■ SUPPLIED DATA ■
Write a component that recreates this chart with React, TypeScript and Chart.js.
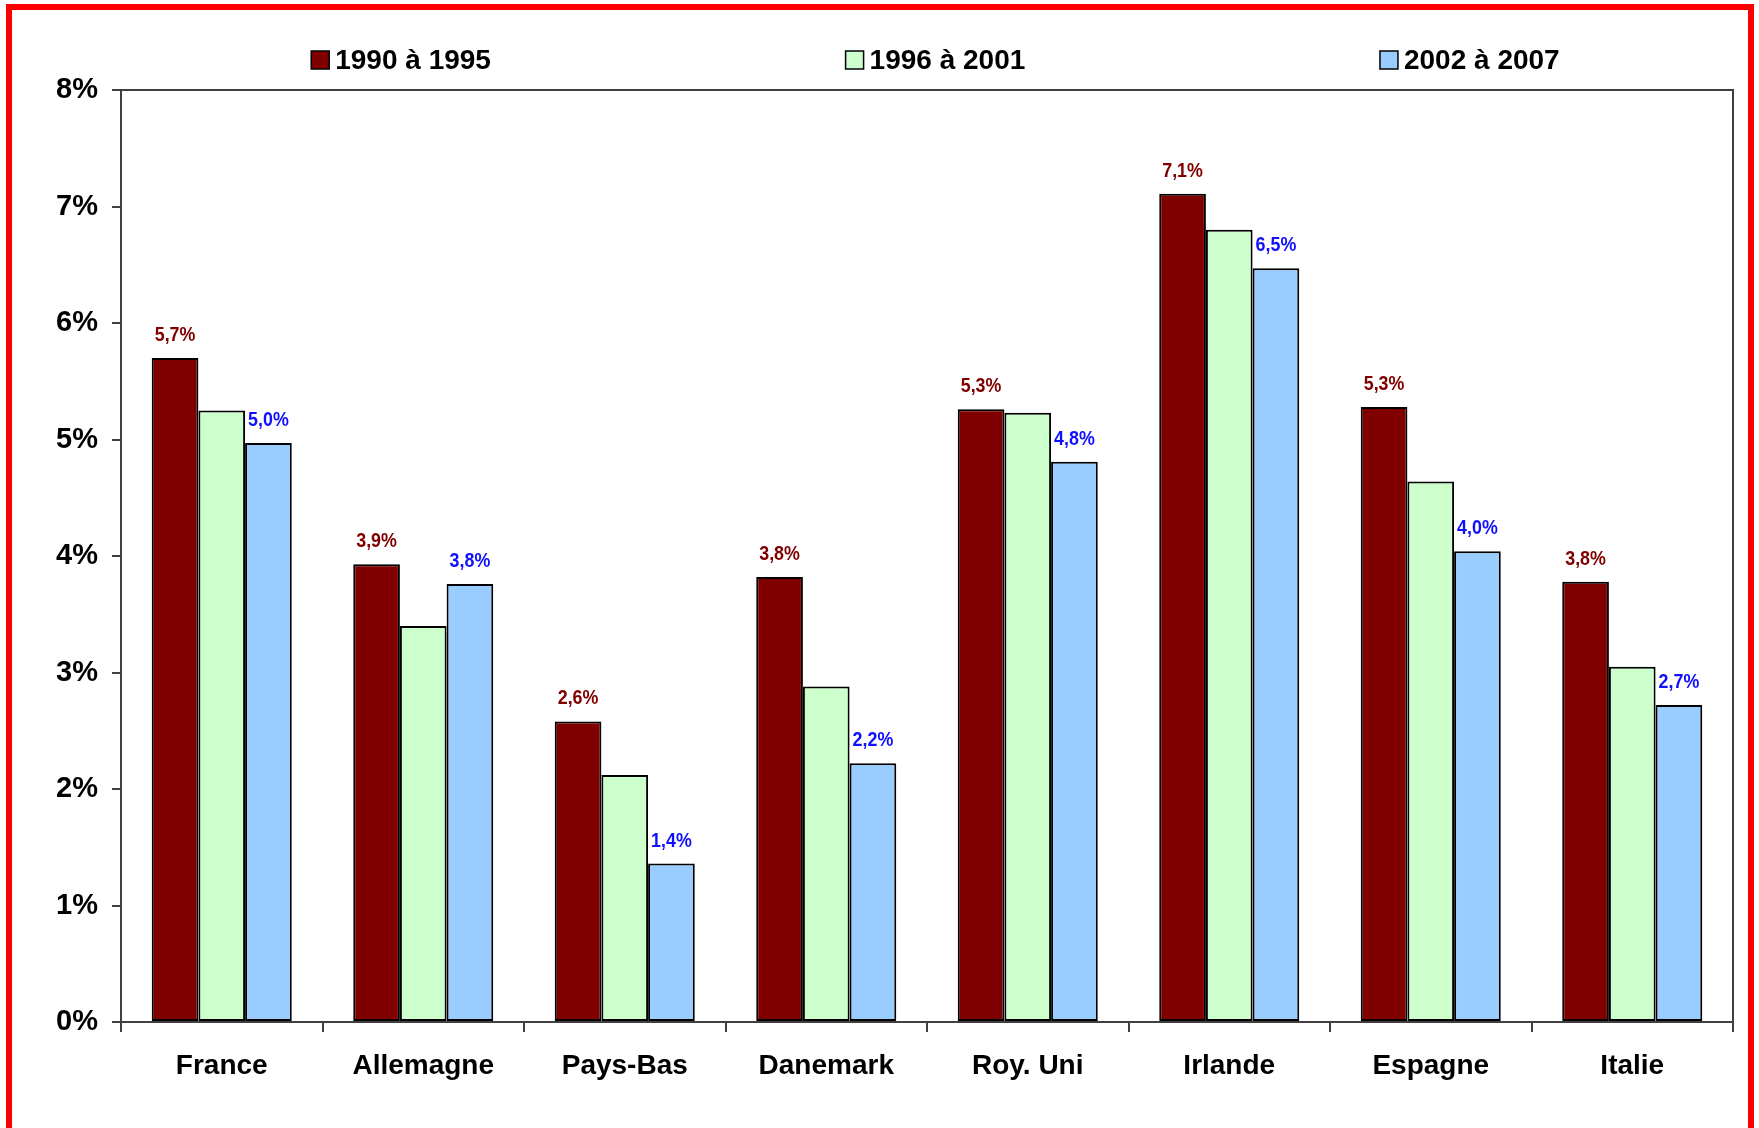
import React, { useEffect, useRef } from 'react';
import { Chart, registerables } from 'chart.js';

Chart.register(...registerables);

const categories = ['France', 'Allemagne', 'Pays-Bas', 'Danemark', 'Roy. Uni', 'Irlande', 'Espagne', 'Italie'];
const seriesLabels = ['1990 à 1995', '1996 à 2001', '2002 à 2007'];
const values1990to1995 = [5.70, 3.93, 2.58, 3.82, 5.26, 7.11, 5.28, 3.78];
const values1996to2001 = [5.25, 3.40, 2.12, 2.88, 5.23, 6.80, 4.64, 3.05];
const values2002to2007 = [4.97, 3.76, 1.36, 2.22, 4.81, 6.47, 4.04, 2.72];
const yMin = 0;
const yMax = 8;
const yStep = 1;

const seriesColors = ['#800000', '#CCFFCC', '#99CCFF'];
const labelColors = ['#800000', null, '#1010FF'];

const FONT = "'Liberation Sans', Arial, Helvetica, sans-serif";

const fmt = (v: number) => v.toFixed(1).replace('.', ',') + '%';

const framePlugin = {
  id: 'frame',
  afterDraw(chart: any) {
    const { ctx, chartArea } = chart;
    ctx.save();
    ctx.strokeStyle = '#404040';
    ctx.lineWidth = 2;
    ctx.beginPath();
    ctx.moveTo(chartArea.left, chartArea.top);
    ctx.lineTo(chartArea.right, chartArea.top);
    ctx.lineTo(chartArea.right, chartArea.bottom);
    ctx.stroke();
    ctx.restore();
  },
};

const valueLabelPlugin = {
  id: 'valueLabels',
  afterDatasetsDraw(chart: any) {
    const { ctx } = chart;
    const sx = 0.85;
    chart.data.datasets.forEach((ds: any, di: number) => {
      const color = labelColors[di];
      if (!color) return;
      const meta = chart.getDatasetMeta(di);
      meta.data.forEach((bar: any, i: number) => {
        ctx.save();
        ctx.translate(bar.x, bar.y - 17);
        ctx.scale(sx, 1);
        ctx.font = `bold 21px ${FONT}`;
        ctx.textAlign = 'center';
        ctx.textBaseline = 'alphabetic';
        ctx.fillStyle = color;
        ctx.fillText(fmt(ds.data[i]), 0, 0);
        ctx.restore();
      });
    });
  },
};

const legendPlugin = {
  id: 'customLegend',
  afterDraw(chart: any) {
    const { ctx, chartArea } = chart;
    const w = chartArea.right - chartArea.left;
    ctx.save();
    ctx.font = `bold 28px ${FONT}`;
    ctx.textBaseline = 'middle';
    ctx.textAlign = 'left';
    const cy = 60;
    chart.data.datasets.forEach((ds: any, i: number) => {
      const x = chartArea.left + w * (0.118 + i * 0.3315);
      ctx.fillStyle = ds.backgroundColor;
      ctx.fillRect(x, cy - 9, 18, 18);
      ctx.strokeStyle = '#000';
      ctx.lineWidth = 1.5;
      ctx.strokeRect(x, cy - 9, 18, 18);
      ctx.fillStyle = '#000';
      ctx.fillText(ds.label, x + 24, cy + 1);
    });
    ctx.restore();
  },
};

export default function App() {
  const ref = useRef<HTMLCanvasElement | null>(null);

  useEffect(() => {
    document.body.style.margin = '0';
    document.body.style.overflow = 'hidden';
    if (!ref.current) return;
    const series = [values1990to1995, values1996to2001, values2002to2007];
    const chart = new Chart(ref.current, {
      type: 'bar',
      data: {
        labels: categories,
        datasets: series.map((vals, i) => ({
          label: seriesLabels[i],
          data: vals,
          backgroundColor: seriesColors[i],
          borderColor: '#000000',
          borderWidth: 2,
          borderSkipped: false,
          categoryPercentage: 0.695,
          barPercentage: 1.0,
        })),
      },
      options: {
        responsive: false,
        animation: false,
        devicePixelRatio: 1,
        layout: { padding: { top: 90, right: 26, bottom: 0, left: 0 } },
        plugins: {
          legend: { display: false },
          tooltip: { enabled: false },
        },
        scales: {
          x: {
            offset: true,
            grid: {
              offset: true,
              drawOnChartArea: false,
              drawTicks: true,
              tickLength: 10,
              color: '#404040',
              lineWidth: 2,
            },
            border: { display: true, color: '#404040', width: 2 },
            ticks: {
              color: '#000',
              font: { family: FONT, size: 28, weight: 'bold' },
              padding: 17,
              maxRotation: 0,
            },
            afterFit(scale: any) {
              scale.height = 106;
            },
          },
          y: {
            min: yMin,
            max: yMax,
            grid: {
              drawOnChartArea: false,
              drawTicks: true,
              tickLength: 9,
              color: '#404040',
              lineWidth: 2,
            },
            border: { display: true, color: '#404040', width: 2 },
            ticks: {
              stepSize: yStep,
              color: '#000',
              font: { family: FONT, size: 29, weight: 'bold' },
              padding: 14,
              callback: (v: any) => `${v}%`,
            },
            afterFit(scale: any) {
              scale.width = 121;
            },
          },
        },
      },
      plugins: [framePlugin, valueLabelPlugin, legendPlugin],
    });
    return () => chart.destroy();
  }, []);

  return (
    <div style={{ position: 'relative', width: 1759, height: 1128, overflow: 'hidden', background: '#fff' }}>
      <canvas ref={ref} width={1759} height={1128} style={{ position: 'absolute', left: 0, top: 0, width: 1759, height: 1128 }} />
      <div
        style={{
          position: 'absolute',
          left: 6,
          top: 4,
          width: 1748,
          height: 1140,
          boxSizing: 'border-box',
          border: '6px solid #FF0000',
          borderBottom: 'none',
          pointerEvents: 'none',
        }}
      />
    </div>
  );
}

==

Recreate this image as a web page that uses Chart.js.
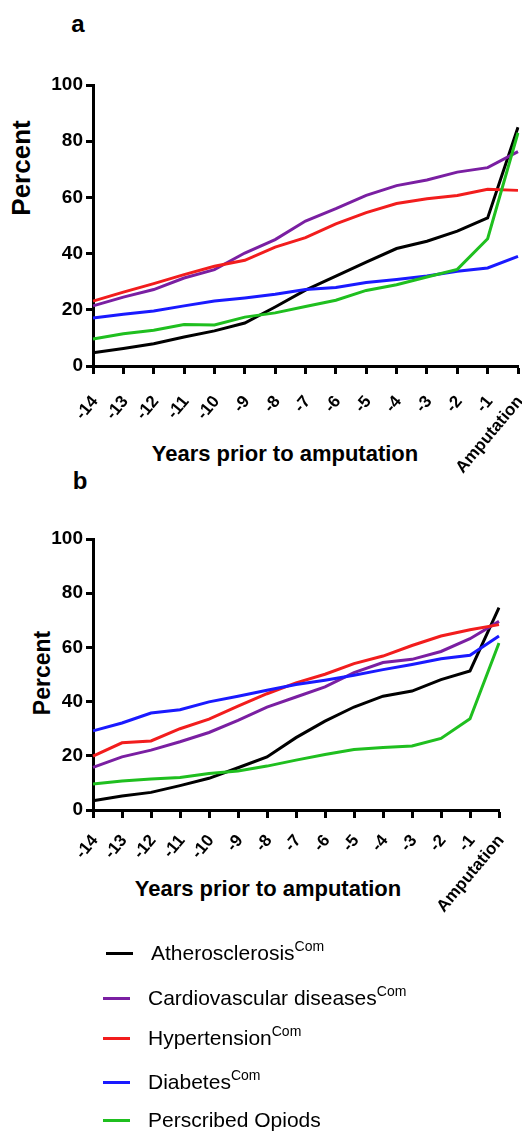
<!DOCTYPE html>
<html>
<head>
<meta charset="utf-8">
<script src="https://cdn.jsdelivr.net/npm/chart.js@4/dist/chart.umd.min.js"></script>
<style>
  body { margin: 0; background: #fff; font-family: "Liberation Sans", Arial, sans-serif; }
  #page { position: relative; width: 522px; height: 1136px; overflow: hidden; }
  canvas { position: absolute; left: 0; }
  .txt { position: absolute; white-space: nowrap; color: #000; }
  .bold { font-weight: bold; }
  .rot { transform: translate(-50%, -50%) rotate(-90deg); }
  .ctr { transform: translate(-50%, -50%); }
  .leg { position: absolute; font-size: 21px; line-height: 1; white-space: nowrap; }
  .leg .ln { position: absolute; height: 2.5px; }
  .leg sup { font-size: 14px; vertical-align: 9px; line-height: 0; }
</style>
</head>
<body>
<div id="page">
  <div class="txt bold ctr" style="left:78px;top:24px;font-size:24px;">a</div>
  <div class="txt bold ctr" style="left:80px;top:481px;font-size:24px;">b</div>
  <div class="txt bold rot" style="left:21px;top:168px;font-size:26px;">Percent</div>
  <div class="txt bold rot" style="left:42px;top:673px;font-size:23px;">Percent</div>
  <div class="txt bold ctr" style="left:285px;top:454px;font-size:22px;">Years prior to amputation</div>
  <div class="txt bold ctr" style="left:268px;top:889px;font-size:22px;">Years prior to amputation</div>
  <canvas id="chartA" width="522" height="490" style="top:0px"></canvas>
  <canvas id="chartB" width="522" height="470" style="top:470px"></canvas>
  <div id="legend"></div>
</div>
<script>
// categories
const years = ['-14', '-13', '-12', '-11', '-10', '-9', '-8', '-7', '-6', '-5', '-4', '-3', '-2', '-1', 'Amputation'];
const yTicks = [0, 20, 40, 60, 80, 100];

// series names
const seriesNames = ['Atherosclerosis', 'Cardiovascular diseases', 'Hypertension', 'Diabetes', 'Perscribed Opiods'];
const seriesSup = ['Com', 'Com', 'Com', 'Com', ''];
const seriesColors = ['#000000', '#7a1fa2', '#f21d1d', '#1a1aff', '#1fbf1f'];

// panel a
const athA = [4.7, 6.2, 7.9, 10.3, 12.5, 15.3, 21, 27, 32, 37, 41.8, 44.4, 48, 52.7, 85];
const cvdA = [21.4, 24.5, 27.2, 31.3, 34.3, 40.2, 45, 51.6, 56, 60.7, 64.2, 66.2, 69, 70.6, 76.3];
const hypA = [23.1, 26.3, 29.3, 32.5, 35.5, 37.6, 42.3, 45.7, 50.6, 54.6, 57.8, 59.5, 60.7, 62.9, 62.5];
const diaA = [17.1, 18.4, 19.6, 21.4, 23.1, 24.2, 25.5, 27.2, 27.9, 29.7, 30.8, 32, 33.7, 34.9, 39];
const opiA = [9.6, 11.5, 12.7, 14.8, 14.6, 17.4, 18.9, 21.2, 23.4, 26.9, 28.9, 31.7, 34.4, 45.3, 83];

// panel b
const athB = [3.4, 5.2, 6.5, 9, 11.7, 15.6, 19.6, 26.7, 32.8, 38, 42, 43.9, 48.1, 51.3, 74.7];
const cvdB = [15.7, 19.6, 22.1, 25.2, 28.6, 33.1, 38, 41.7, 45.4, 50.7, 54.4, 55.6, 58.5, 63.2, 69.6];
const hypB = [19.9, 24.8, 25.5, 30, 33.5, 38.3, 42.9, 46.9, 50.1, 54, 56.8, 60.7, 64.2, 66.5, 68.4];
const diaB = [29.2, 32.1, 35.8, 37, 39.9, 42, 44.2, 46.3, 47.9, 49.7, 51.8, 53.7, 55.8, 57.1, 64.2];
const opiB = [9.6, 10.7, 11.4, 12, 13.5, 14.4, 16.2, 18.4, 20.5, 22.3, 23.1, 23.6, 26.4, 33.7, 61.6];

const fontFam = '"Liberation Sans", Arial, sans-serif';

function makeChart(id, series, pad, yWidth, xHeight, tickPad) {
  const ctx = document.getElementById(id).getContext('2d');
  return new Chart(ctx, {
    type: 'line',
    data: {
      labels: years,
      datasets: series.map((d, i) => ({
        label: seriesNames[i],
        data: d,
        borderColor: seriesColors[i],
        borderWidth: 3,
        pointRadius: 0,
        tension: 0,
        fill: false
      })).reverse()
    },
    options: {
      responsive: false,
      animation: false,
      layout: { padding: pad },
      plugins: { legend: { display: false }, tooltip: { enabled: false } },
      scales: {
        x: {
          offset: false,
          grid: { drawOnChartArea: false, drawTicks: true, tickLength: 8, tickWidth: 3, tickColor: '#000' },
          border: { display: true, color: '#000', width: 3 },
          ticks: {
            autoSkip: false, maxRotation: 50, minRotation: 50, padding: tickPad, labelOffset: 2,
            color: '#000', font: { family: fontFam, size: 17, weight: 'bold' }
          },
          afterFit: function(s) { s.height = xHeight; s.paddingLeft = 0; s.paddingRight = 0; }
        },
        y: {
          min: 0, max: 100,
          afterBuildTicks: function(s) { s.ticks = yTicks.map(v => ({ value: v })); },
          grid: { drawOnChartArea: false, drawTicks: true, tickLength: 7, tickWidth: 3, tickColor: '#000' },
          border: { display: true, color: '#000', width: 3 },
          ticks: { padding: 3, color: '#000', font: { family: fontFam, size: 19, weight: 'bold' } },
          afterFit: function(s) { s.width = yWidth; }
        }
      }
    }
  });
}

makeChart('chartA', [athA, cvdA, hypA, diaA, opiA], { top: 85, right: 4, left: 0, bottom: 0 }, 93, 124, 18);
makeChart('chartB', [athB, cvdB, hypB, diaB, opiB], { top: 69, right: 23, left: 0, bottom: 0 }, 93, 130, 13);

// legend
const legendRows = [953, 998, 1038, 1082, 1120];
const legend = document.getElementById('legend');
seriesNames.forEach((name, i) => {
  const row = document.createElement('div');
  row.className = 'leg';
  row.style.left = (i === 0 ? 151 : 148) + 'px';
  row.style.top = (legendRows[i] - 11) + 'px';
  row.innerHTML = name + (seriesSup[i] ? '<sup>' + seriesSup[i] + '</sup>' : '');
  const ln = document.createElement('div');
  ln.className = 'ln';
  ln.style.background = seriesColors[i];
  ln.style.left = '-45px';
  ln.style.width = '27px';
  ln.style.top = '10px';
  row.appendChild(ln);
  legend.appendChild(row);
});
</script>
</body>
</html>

■ DIRECTIVE ■
Your task is to reproduce only the lines from the one with "Write a component" through the one with "const fmt = (v: number)", keeping both ends. Skip every picture.

■ ANSWER ■
Write a component that recreates this chart with React, TypeScript and Chart.js.
import React, { useEffect, useRef } from 'react';
import { Chart, registerables } from 'chart.js';

Chart.register(...registerables);

const categories = ['France', 'Allemagne', 'Pays-Bas', 'Danemark', 'Roy. Uni', 'Irlande', 'Espagne', 'Italie'];
const seriesLabels = ['1990 à 1995', '1996 à 2001', '2002 à 2007'];
const values1990to1995 = [5.70, 3.93, 2.58, 3.82, 5.26, 7.11, 5.28, 3.78];
const values1996to2001 = [5.25, 3.40, 2.12, 2.88, 5.23, 6.80, 4.64, 3.05];
const values2002to2007 = [4.97, 3.76, 1.36, 2.22, 4.81, 6.47, 4.04, 2.72];
const yMin = 0;
const yMax = 8;
const yStep = 1;

const seriesColors = ['#800000', '#CCFFCC', '#99CCFF'];
const labelColors = ['#800000', null, '#1010FF'];

const FONT = "'Liberation Sans', Arial, Helvetica, sans-serif";

const fmt = (v: number) => v.toFixed(1).replace('.', ',') + '%';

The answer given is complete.